- **GOAL OF THE EXERCISE**: Skip pictures in the listing below; copy exactly the lines from the one with "What seaborn and" through the one with "import pandas as pd", inclusive.

━━━━━━

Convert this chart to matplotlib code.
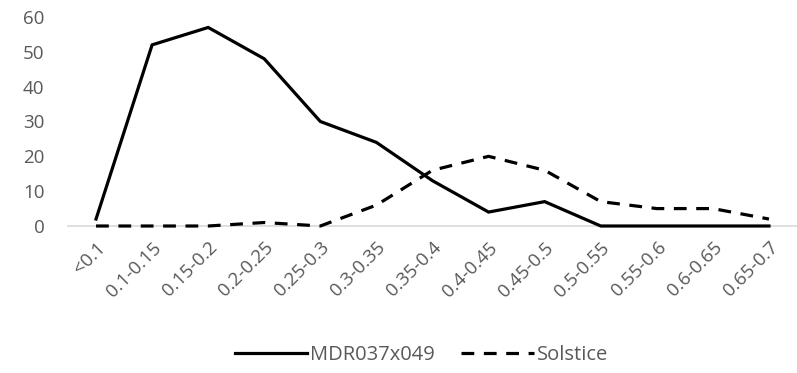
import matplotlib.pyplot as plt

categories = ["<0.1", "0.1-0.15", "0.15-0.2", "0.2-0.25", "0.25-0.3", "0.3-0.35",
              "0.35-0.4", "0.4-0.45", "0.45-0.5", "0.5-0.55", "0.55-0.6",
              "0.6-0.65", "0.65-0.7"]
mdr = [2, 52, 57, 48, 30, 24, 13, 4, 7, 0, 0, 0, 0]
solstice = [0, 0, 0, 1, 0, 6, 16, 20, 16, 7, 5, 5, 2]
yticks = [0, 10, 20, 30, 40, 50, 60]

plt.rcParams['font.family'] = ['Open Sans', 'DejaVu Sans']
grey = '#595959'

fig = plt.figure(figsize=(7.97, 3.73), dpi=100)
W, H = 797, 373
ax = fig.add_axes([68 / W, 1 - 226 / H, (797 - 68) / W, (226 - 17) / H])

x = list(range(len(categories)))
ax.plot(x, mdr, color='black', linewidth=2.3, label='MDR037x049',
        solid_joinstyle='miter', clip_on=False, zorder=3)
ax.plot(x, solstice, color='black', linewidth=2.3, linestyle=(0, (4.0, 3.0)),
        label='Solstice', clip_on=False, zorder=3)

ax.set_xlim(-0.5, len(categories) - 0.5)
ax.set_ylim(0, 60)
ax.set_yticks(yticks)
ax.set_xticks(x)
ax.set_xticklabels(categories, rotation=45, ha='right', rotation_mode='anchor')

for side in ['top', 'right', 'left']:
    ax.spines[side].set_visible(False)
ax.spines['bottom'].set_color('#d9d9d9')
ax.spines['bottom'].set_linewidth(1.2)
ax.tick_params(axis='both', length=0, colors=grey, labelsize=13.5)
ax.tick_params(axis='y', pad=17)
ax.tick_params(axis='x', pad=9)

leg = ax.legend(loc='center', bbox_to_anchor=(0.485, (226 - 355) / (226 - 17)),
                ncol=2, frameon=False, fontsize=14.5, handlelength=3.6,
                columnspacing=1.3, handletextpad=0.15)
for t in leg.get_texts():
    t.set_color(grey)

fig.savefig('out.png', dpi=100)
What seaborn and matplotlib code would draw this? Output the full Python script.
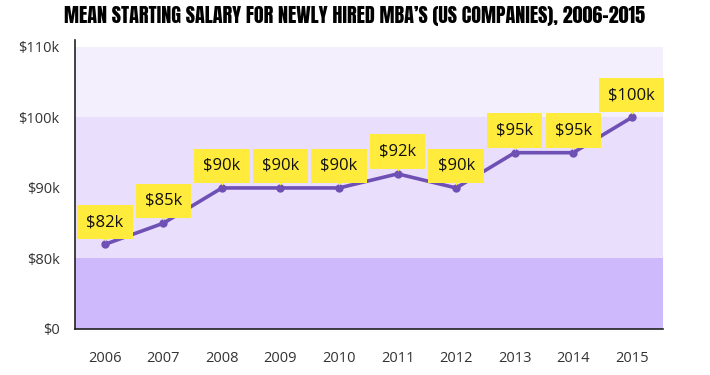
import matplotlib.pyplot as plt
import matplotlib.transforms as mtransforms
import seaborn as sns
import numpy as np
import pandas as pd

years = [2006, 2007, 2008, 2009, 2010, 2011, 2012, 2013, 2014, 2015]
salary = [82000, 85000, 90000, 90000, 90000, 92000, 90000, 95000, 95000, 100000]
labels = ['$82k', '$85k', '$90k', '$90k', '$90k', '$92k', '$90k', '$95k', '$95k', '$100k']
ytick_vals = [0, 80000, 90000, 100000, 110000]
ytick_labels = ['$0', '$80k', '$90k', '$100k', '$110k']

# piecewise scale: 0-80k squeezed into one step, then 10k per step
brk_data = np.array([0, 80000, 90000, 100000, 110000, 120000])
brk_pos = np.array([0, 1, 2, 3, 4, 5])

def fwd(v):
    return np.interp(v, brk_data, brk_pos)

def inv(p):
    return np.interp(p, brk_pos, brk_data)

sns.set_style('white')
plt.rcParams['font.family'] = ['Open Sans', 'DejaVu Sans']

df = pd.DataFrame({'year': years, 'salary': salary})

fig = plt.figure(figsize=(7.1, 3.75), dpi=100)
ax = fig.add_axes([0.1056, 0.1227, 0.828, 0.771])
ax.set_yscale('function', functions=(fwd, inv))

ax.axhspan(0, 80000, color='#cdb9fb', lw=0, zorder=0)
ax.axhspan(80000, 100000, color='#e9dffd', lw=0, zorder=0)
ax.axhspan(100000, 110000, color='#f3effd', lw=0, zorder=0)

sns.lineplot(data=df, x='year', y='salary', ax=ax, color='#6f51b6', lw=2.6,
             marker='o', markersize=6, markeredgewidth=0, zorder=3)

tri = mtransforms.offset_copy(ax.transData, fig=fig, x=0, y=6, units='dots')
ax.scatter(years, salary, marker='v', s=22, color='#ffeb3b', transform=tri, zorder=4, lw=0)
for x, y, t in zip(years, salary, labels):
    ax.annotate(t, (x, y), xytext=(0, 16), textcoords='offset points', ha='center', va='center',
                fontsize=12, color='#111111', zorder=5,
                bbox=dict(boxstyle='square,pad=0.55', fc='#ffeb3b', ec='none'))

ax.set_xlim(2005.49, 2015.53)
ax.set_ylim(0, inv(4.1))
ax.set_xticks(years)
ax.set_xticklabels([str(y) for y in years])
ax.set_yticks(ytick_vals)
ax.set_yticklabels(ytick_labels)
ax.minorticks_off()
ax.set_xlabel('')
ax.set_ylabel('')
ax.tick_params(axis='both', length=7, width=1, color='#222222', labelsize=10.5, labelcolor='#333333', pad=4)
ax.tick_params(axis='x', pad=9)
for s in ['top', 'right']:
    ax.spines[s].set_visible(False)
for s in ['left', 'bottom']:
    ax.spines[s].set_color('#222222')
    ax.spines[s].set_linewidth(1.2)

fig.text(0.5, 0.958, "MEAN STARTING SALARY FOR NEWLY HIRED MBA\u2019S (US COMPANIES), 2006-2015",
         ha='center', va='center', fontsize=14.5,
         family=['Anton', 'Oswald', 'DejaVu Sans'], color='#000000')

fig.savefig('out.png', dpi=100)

━━━━━━

- **RESULT OF THE EXERCISE**:
What seaborn and matplotlib code would draw this? Output the full Python script.
import matplotlib.pyplot as plt
import matplotlib.transforms as mtransforms
import seaborn as sns
import numpy as np
import pandas as pd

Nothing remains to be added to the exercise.